Chinese biotech firm Kexing Holdings has made a fortune selling Sinovac's Chinese vaccine. A few days ago, however, it became known that the bonus payments were withheld and most of the workforce has been laid off. Exports of Chinese vaccines (Sinovac, Sinopharm, CanSino) were 97 percent lower in April than in September 2021.
The Chinese outlet Caitong News reported, citing Kexing employees, that the company made a profit of 82 billion yuan (around 11.6 billion euros) last year. At the same time, the company announced that the year-end bonus payment for the past year would be “postponed”.
Shortly thereafter, Kexing suddenly announced massive layoffs. According to Kexing officials, the company has given staff two options: resign themselves and collect an indefinite severance pay, or take indefinite leave. In the latter case, with 80 percent of Beijing’s minimum wage as compensation.
According to the report, Kexing (Sinovac) has already laid off up to 70 percent of its staff. After the last wave of layoffs was completed in April of this year, the year-end bonuses were then distributed to the remaining employees on April 25. There is no statement or justification for the layoffs by Kexing. However, according to Japanese media reports, China’s vaccine exports have fallen sharply.
Thus, Nikkei Asia, citing UNICEF, reported that the vaccine against Covid-19, which is manufactured by three Chinese companies Sinopharm, Sinovac and CanSino, exported a total of 6,78 million doses in April this year. This is a drop of 97 percent compared to the peak exports in September 2021.
Massive drop in exports also for other Covid jabs
Global demand for vaccines has fallen sharply this year. Not only the exports of Chinese vaccines have fallen sharply due to their ineffectiveness against the Omicron variant.
Exports of Moderna’s and Pfizer’s mRNA drugs are also down 57 and 71 percent, respectively, compared to September last year, according to the report. Pfizer’s exports are nevertheless still eight times those of the three Chinese companies combined.

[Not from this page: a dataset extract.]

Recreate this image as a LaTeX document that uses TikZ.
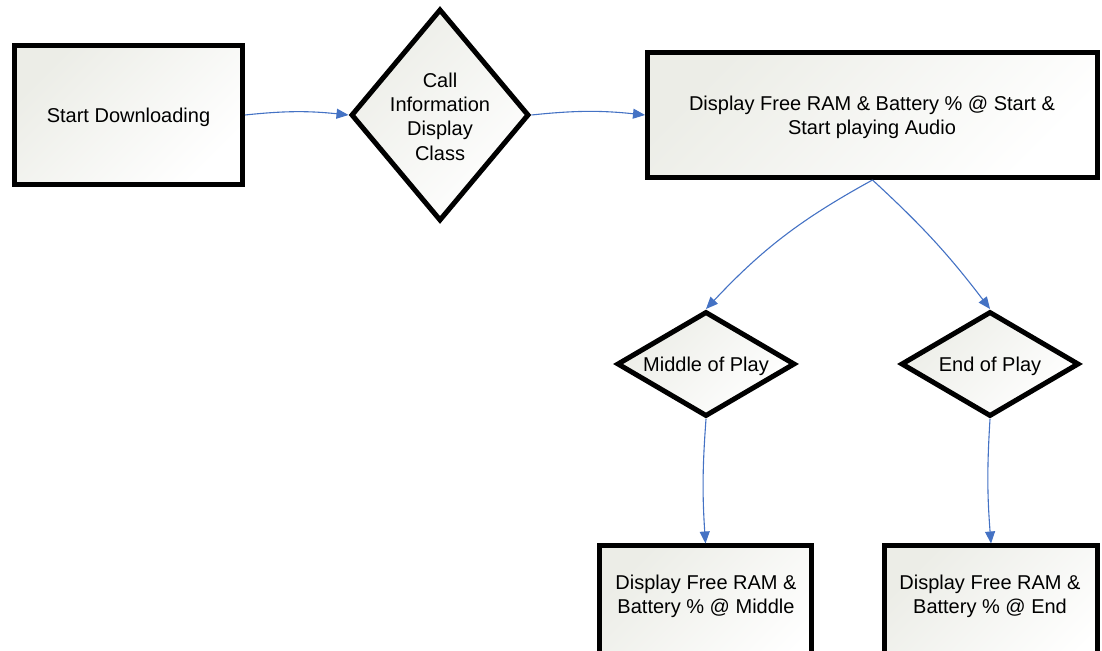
\documentclass[tikz,border=0pt]{standalone}
\usepackage{fontspec}
\setmainfont{Liberation Sans}
\usetikzlibrary{shapes.geometric,arrows.meta}
\definecolor{fillc}{RGB}{236,237,231}
\definecolor{linkc}{RGB}{68,114,196}
\tikzset{
  shapebase/.style={draw=black, line width=5pt, inner sep=0pt,
    top color=fillc, bottom color=white, shading angle=45},
  procbox/.style={shapebase, rectangle},
  choice/.style={shapebase, diamond},
  label txt/.style={align=center, inner sep=0pt, yshift=-2pt,
    font=\fontsize{20}{24.3}\selectfont},
  link/.style={draw=linkc, line width=1.1pt,
    -{Triangle[length=12pt,width=10pt]}},
}
\begin{document}
\begin{tikzpicture}[x=1pt,y=1pt]
  \useasboundingbox (0,0) rectangle (1102,650);
  \begin{scope}
    \clip (0,0) rectangle (1102,650);

    % top row
    \node[procbox, minimum width=228pt, minimum height=139pt] (b1) at (128.5,535) {};
    \node[label txt] (t1) at (b1.center) {Start Downloading};

    \node[choice, minimum width=178pt, minimum height=212pt] (d1) at (440,535) {};
    \node[label txt] (td1) at (440,535.5) {Call\\Information\\Display\\Class};

    \node[procbox, minimum width=450pt, minimum height=125pt] (b2) at (872.5,535) {};
    \node[label txt] (t2) at (872,535) {Display Free RAM \& Battery \% @ Start \&\\Start playing Audio};

    % checkpoints
    \node[choice, minimum width=178pt, minimum height=105pt] (dm) at (706,286) {};
    \node[label txt] (tdm) at (dm.center) {Middle of Play};

    \node[choice, minimum width=178pt, minimum height=105pt] (de) at (990,286) {};
    \node[label txt] (tde) at (de.center) {End of Play};

    % bottom row (runs past the lower edge)
    \node[procbox, anchor=north, minimum width=212pt, minimum height=140pt] (b3) at (705.5,106.5) {};
    \node[label txt] (t3) at (706,56) {Display Free RAM \&\\Battery \% @ Middle};

    \node[procbox, anchor=north, minimum width=213pt, minimum height=140pt] (b4) at (991,106.5) {};
    \node[label txt] (t4) at (990,56) {Display Free RAM \&\\Battery \% @ End};
  \end{scope}

  % connectors
  \draw[link] (b1.east) to[bend left=6] (d1.west);
  \draw[link] (d1.east) to[bend left=6] (b2.west);
  \draw[link] (b2.south) to[bend right=9] (dm.north);
  \draw[link] (b2.south) to[bend left=5] (de.north);
  \draw[link] (dm.south) to[bend right=4] (b3.north);
  \draw[link] (de.south) to[bend right=4] (b4.north);
\end{tikzpicture}
\end{document}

In South Africa, vaccine production has been grinding to a halt due to the fact that there are no orders.
Vaccine production in Africa almost halted
In South Africa, for example, the pharmaceutical company Aspen, which produces its own filling of the vaccine from Johnson & Johnson and sells it under the name Aspenovax, reported that there were no orders.
“It is feared that the production of the vaccine in South Africa will have to end. There is simply no demand for it. Not a single order has come in for weeks,” German daily Süddeutsche Zeitung reported.
The risk is “very high that the company will actually stop producing Johnson & Johnson vaccines,” the head of the African health authority (African Centers for Disease Control and Prevention) is quoted as saying in the report. Only around 12 percent of the population in Africa have been vaccinated twice. About 40 percent of the vaccine doses shipped to Africa were not used.
The over-supply of free Covid-19 vaccine doses — donated by high-income countries — had closed the gap that Aspen was meant to fill in the market.
According to another German daily, the Tagesanzeiger, millions of BioNTech vaccine doses will have to be disposed of in June.
The comparatively young population of Africa is hardly affected by Corona and faces completely different challenges, such as malaria or the impending starvation catastrophe. Against the background of the threat of starvation or an infection with malaria, which affects millions of people and kills hundreds of thousands every year, there is simply no room for media hysteria around the Corona virus.